Overall, this project delivers a comprehensive, production-ready machine learning pipeline that combines predictive modeling, recommendation systems, scalable deployment, and automated operations. It showcases the practical application of machine learning and MLOps concepts to solve real-world challenges in the travel and tourism industry.

In [None]:
# EDA.ipynb

# 1. Imports
import pandas as pd
import seaborn as sns
import matplotlib.pyplot as plt
from ydata_profiling import ProfileReport

# Set plot style
sns.set(style="whitegrid")

# 2️. Load Data (adjust paths if needed)
users = pd.read_csv("C:/Users/LENOVO/voyage-analytics/data/users.csv")
flights = pd.read_csv("C:/Users/LENOVO/voyage-analytics/data/flights.csv")
hotels = pd.read_csv("C:/Users/LENOVO/voyage-analytics/data/hotels.csv")

print("Data Loaded")
print("Users:", users.shape)
print("Flights:", flights.shape)
print("Hotels:", hotels.shape)

# 3. Quick Glimpse
display(users.head())
display(flights.head())
display(hotels.head())

# 4️. Profile Flights Dataset (example)
profile = ProfileReport(flights, title="Flights Dataset Report", explorative=True)

try:
    # Try VS Code/Jupyter-friendly widgets
    profile.to_widgets()
except Exception as e:
    print("⚠ Widget rendering failed in VS Code. Exporting to HTML instead.")
    profile.to_file("flights_report.html")
    print("✅ Report saved as flights_report.html — open it in your browser.")

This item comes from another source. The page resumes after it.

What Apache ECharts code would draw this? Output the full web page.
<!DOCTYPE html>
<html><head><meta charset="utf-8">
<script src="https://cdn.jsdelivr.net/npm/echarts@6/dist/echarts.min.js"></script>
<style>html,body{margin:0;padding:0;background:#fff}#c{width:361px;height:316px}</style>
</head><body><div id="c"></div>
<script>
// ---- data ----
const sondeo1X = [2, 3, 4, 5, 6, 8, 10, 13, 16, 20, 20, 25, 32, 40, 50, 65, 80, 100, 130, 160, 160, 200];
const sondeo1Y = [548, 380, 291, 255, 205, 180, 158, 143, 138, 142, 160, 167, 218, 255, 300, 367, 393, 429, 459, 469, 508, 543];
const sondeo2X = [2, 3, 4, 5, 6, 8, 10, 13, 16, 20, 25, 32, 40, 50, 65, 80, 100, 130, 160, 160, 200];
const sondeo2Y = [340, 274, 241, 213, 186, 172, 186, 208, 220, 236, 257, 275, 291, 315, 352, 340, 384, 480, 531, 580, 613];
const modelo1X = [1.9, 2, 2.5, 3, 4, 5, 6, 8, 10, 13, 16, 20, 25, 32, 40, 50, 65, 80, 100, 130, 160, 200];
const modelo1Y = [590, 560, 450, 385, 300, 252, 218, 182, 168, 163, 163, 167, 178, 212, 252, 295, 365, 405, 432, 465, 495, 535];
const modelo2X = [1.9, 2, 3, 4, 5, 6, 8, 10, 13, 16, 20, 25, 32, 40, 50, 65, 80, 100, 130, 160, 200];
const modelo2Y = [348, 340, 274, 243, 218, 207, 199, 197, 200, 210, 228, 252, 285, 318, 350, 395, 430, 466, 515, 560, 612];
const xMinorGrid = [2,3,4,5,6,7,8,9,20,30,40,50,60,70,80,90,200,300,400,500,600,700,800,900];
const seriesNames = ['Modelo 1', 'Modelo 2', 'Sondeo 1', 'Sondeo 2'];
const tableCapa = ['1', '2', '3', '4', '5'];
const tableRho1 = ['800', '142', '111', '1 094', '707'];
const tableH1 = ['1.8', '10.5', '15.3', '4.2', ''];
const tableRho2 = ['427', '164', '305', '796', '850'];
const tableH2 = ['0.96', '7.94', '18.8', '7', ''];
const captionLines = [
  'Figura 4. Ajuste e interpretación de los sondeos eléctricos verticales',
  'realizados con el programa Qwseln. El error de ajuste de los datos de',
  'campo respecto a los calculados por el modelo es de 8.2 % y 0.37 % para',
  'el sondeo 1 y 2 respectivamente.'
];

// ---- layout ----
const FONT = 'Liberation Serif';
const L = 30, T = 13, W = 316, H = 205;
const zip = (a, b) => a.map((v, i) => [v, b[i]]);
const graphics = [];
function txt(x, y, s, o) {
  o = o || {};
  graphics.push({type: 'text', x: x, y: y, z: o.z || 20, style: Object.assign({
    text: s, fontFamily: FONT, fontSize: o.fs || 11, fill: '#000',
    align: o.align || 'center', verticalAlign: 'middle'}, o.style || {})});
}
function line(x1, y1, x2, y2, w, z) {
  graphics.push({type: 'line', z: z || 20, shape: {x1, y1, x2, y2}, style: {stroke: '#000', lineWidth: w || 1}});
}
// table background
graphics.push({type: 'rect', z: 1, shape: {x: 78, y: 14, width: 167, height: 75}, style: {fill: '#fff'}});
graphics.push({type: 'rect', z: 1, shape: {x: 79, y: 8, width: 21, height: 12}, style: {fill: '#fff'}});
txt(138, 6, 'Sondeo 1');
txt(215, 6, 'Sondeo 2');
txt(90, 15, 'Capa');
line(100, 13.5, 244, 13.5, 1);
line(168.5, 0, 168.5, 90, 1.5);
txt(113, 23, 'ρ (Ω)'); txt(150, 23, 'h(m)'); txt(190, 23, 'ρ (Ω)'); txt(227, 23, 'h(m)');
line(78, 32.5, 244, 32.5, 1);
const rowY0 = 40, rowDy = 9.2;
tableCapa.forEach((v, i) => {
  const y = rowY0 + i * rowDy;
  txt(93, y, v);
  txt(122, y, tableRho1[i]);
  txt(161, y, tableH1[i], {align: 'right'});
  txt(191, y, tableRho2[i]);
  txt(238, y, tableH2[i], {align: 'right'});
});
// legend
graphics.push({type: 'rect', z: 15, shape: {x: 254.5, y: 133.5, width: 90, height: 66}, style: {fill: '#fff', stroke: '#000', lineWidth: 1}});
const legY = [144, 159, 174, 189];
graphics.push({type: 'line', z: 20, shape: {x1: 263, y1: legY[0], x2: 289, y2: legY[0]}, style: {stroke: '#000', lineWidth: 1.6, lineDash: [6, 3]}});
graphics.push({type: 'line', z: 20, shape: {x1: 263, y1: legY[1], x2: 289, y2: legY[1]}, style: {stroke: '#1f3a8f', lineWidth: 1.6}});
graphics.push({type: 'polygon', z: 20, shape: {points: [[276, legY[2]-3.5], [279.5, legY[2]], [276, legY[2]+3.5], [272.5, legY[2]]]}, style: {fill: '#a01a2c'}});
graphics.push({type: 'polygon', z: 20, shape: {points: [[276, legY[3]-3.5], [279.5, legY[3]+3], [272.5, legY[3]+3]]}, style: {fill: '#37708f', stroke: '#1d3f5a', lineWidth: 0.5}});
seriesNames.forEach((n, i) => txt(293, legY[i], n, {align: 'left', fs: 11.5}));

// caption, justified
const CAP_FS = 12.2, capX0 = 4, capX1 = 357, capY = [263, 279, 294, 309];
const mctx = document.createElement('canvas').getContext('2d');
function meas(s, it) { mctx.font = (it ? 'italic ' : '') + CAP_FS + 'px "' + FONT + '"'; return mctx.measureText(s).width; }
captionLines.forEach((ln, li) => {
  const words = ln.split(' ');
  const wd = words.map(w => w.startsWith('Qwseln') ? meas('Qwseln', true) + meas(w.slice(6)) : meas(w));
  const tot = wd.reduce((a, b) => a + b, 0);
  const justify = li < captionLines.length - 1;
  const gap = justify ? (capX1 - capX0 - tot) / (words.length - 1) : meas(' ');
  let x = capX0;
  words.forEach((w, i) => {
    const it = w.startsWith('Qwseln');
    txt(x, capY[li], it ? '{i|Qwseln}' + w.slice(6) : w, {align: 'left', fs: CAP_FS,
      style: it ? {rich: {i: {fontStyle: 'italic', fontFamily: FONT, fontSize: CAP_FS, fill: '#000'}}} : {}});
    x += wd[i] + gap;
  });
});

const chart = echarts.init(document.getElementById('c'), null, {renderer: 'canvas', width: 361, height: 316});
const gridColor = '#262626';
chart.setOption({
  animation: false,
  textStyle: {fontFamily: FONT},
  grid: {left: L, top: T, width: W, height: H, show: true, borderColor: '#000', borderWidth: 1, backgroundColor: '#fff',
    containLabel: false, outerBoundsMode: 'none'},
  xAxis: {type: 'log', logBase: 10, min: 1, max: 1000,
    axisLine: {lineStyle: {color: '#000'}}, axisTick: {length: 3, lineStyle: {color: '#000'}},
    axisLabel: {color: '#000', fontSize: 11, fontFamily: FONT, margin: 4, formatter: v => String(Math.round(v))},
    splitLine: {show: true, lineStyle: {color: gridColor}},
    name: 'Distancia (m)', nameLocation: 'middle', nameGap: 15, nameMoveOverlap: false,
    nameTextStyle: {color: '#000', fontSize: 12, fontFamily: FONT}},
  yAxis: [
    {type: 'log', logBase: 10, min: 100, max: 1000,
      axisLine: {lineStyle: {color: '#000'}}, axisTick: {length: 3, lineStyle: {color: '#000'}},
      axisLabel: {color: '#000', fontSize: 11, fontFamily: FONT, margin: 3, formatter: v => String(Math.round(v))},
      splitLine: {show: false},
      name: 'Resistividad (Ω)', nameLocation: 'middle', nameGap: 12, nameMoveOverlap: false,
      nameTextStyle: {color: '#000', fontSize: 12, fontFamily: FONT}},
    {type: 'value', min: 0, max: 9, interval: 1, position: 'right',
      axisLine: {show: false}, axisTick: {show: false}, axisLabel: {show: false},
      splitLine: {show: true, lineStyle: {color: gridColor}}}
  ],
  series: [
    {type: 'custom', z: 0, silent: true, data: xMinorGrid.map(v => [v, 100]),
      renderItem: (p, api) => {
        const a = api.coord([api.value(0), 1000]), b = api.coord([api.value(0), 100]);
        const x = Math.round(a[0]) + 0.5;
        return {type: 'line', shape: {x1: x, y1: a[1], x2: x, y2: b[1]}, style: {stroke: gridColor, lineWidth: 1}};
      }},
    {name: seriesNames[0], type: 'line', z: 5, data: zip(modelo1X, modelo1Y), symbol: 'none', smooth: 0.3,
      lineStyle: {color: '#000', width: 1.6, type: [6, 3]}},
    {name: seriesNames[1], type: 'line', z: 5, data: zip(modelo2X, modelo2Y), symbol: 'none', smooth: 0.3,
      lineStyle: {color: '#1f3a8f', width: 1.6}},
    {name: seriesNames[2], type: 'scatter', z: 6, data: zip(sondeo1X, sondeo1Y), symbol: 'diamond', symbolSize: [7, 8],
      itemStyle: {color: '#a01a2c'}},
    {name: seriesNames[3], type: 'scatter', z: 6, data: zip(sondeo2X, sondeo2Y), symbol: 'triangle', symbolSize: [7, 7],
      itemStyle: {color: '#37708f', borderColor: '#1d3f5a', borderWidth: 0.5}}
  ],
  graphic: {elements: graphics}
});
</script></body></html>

# 5️. Basic Visualizations
plt.figure(figsize=(8,5))
sns.histplot(flights["price"], bins=50, kde=True)
plt.title("Flight Price Distribution")
plt.show()

plt.figure(figsize=(8,5))
sns.scatterplot(x="distance", y="price", data=flights)
plt.title("Distance vs Price")
plt.show()

# 6️. Missing Values Heatmap
plt.figure(figsize=(10,6))
sns.heatmap(flights.isnull(), cbar=False)
plt.title("Missing Values in Flights Dataset")
plt.show()

**1. Importing Required Libraries**

In this step, we import essential Python libraries required for data analysis and visualization. Pandas is used for data manipulation, Seaborn and Matplotlib are used for creating visualizations, and ydata_profiling is used to generate an automated and detailed data profiling report.

Setting the Seaborn style ensures that all plots have a clean and consistent appearance.

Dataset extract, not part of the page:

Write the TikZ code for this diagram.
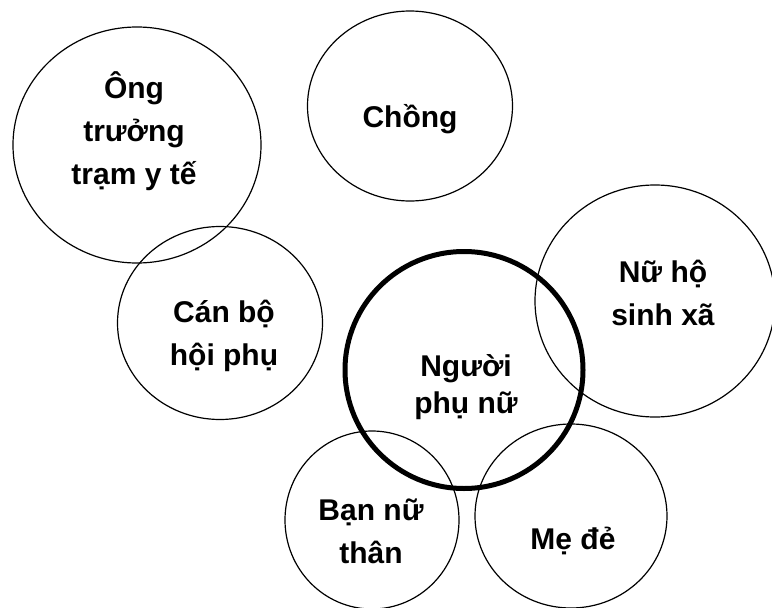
\documentclass[tikz,border=0pt]{standalone}
\usepackage{fontspec}
\setmainfont{Liberation Sans}
\usetikzlibrary{shapes.geometric}

\tikzset{
    ring/.style={draw,ellipse,line width=1.2pt,inner sep=0pt},
    word/.style={align=center,font=\fontsize{30}{43}\selectfont\bfseries}
}

\begin{document}
\begin{tikzpicture}[x=1pt,y=-1pt]
    \useasboundingbox (0,0) rectangle (772,608);
    \foreach \name/\cx/\cy/\w/\h in {yte/137/145/248/236, chong/410/106/205/190,
        hoiphu/220/323/205/193, hosinh/655/301/240/232,
        bannu/372/520/174/178, mede/571/516/192/184} {
        \node[ring,minimum width=\w pt,minimum height=\h pt] (\name) at (\cx,\cy) {};
    }
    \node[ring,line width=5pt,minimum width=238pt,minimum height=237pt] (phunu) at (464,370) {};
    % labels
    \node[word] (yte-t) at (134,131) {Ông\\trưởng\\trạm y tế};
    \node[word,anchor=base] (chong-t) at (410,127) {Chồng};
    \node[word] (hoiphu-t) at (224,336) {Cán bộ\\hội phụ};
    \node[word,font=\fontsize{30}{37}\selectfont\bfseries] (phunu-t) at (466,387) {Người\\phụ nữ};
    \node[word] (hosinh-t) at (663,293) {Nữ hộ\\sinh xã};
    \node[word] (bannu-t) at (371,531) {Bạn nữ\\thân};
    \node[word,anchor=base] (mede-t) at (573,549) {Mẹ đẻ};
\end{tikzpicture}
\end{document}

**2. Loading the Datasets**

Three datasets are loaded into the environment:

Users dataset

Flights dataset

Hotels dataset

Each dataset is read from a CSV file using Pandas. After loading, the shape of each dataset is printed to verify the number of rows and columns, ensuring the data has been imported correctly.

**3. Initial Data Inspection**8

The first few rows of each dataset are displayed using the head() function. This helps in understanding:

Column names

Data types

Sample values

Overall structure of the datasets

This quick glimpse is useful for identifying obvious data quality issues at an early stage.

**4. Automated Data Profiling**

An automated profiling report is generated for the flights dataset using ydata_profiling. This report provides:

Summary statistics

Distribution of numerical features

Correlation analysis

Missing value analysis

Detection of potential outliers

If the interactive widget cannot be rendered in the environment, the report is exported as an HTML file that can be viewed in a web browser.

**5. Basic Data Visualizations**

Basic visualizations are created to understand key patterns in the flights dataset:

A histogram of flight prices to analyze price distribution

A scatter plot of distance versus price to understand their relationship

These plots help in identifying trends, skewness, and potential anomalies in the data.

**6. Missing Values Analysis**

A heatmap is used to visualize missing values across the flights dataset. This allows easy identification of columns with missing data and helps decide whether data cleaning or imputation is required in later steps.